Current status: making another badly designed, probably over-dense Grafana dashboard, because I do want this information. Grafana is a box of sharp tools; using them to create aesthetic results is up to you.

You may think I'm exaggerating. Here:

@cks How does the 'top 10' thing work - does it pick the 10 first?

@penguin42 It uses a neat trick the Prometheus people added a while back. The general form is:

rate(metric[$__interval]) and topk(10, rate(metric[$__range] @ end())

The '@end()' forces the rate() in the topk() to always anchor itself at the end of the time range (and then you pick the top 10 total). So it filters the real rate() query down to only the results that are also in the top-10 overall.

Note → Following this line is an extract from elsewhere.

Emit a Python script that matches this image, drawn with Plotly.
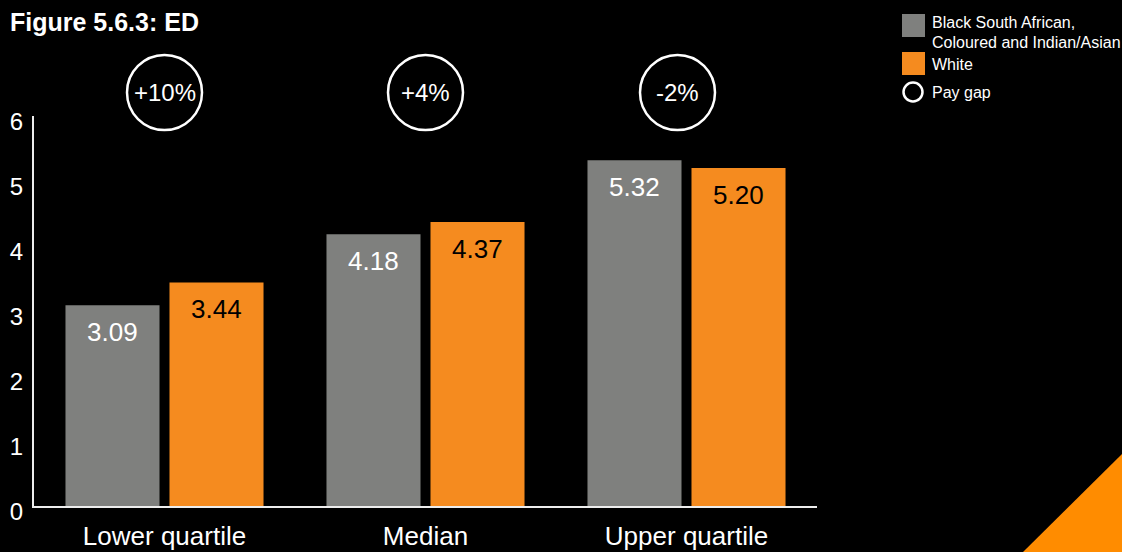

@penguin42 The original way to do this was Grafana dashboard variables where you figured out the necessary label for the top-10 or whatever. But if you wanted to have a bunch of different top 10s ('top 10 by read volume, by write volume, by ...') you wound up with a profusion of dashboard variables and a bunch of annoyance (and also lots of regexp matches).
@cks why read and write in separate graphs? I always put the in the same on the negative side. Well, mostly for network, but same same

@fink I'm ambivalent about the negative side version, and in general I wanted to reduce the number of lines in each graph. Although the visible title is misleading, it's got nine or so fileservers in it.

(The per-fileserver dashboards have in and out together, but there it's two lines.)